- [YOUR GOAL] Please write out the lines of the data exactly, beginning with the first and ending with the line containing "80, 90, 100]"; leave the pictures behind.

- [RAW DATA]
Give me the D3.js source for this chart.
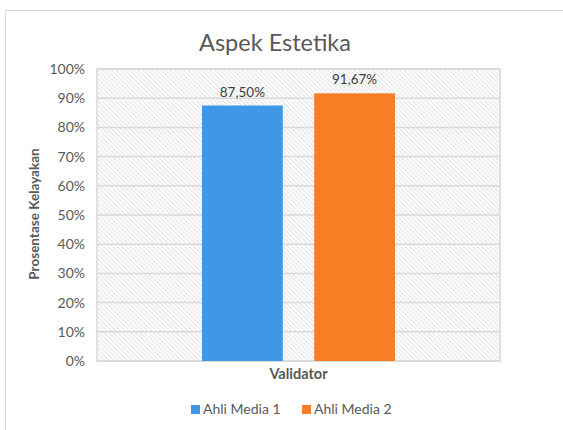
<!DOCTYPE html>
<html>
<head>
<meta charset="utf-8">
<script src="https://cdn.jsdelivr.net/npm/d3@7"></script>
<style>
  body { margin: 0; background: #fff; }
  text { font-family: Lato, "Open Sans", sans-serif; }
</style>
</head>
<body>
<svg id="chart" width="563" height="430"></svg>
<script>
var series = ['Ahli Media 1', 'Ahli Media 2']
var values = [87.50, 91.67]
var colors = ['#3f98e6', '#f87e26']
var category = 'Validator'
var yTicks = [0, 10, 20, 30, 40, 50, 60, 70, 80, 90, 100]

var svg = d3.select('#chart')
var margin = {left: 97, right: 63, top: 69, bottom: 69}
var width = 563 - margin.left - margin.right
var height = 430 - margin.top - margin.bottom

// outer chart frame
svg.append('rect')
  .attr('x', 5.5).attr('y', 10.5).attr('width', 600).attr('height', 500)
  .attr('fill', '#fff').attr('stroke', '#d9d9d9')

var defs = svg.append('defs')
var pat = defs.append('pattern')
  .attr('id', 'hatch').attr('patternUnits', 'userSpaceOnUse')
  .attr('width', 4.5).attr('height', 4.5)
pat.append('rect').attr('width', 4.5).attr('height', 4.5).attr('fill', '#fff')
pat.append('path')
  .attr('d', 'M-1,-1 L5.5,5.5 M-1,3.5 L1,5.5 M3.5,-1 L5.5,1')
  .attr('stroke', '#e0e0e0').attr('stroke-width', 1.1)

var g = svg.append('g').attr('transform', `translate(${margin.left},${margin.top})`)

var y = d3.scaleLinear().domain([0, 100]).range([height, 0])
var x0 = d3.scaleBand().domain([category]).range([0, width])
var x1 = d3.scaleBand().domain(series).range([105, 298]).paddingInner(0.28)

g.append('rect')
  .attr('width', width).attr('height', height)
  .attr('fill', 'url(#hatch)').attr('stroke', '#d9d9d9').attr('stroke-width', 1.5)

g.selectAll('line.grid').data(yTicks).join('line')
  .attr('class', 'grid')
  .attr('x1', 0).attr('x2', width)
  .attr('y1', d => y(d)).attr('y2', d => y(d))
  .attr('stroke', '#d9d9d9').attr('stroke-width', 1.5)

var yAxis = g.append('g')
  .call(d3.axisLeft(y).tickValues(yTicks).tickFormat(d => d + '%').tickSize(0).tickPadding(12))
yAxis.select('.domain').remove()
yAxis.selectAll('text').attr('fill', '#595959').attr('font-size', 14)
  .style('font-family', 'Lato, sans-serif')

g.selectAll('rect.bar').data(values).join('rect')
  .attr('class', 'bar')
  .attr('x', (d, i) => x0(category) + x1(series[i]))
  .attr('width', x1.bandwidth())
  .attr('y', d => y(d))
  .attr('height', d => height - y(d))
  .attr('fill', (d, i) => colors[i])

g.selectAll('text.lbl').data(values).join('text')
  .attr('class', 'lbl')
  .attr('x', (d, i) => x1(series[i]) + x1.bandwidth() / 2)
  .attr('y', d => y(d) - 9)
  .attr('text-anchor', 'middle')
  .attr('font-size', 13.5).attr('fill', '#404040')
  .text(d => d3.format('.2f')(d).replace('.', ',') + '%')

svg.append('text')
  .attr('x', 275).attr('y', 51)
  .attr('text-anchor', 'middle')
  .attr('font-size', 23.5).attr('fill', '#595959')
  .text('Aspek Estetika')

svg.append('text')
  .attr('x', margin.left + width / 2).attr('y', 379)
  .attr('text-anchor', 'middle')
  .attr('font-size', 14.5).attr('font-weight', 'bold').attr('fill', '#595959')
  .text(category)

svg.append('text')
  .attr('transform', `translate(39,214) rotate(-90)`)
  .attr('text-anchor', 'middle')
  .attr('font-size', 13.5).attr('font-weight', 'bold').attr('fill', '#595959')
  .text('Prosentase Kelayakan')

var legend = svg.append('g').attr('transform', 'translate(191,414)')
var lx = [0, 111]
var items = legend.selectAll('g').data(series).join('g')
  .attr('transform', (d, i) => `translate(${lx[i]},0)`)
items.append('rect')
  .attr('y', -9).attr('width', 9).attr('height', 9)
  .attr('fill', (d, i) => colors[i])
items.append('text')
  .attr('x', 12).attr('y', 0)
  .attr('font-size', 14).attr('fill', '#595959')
  .text(d => d)
</script>
</body>
</html>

- [SOLUTION FOR THIS TASK]
Give me the D3.js source for this chart.
<!DOCTYPE html>
<html>
<head>
<meta charset="utf-8">
<script src="https://cdn.jsdelivr.net/npm/d3@7"></script>
<style>
  body { margin: 0; background: #fff; }
  text { font-family: Lato, "Open Sans", sans-serif; }
</style>
</head>
<body>
<svg id="chart" width="563" height="430"></svg>
<script>
var series = ['Ahli Media 1', 'Ahli Media 2']
var values = [87.50, 91.67]
var colors = ['#3f98e6', '#f87e26']
var category = 'Validator'
var yTicks = [0, 10, 20, 30, 40, 50, 60, 70, 80, 90, 100]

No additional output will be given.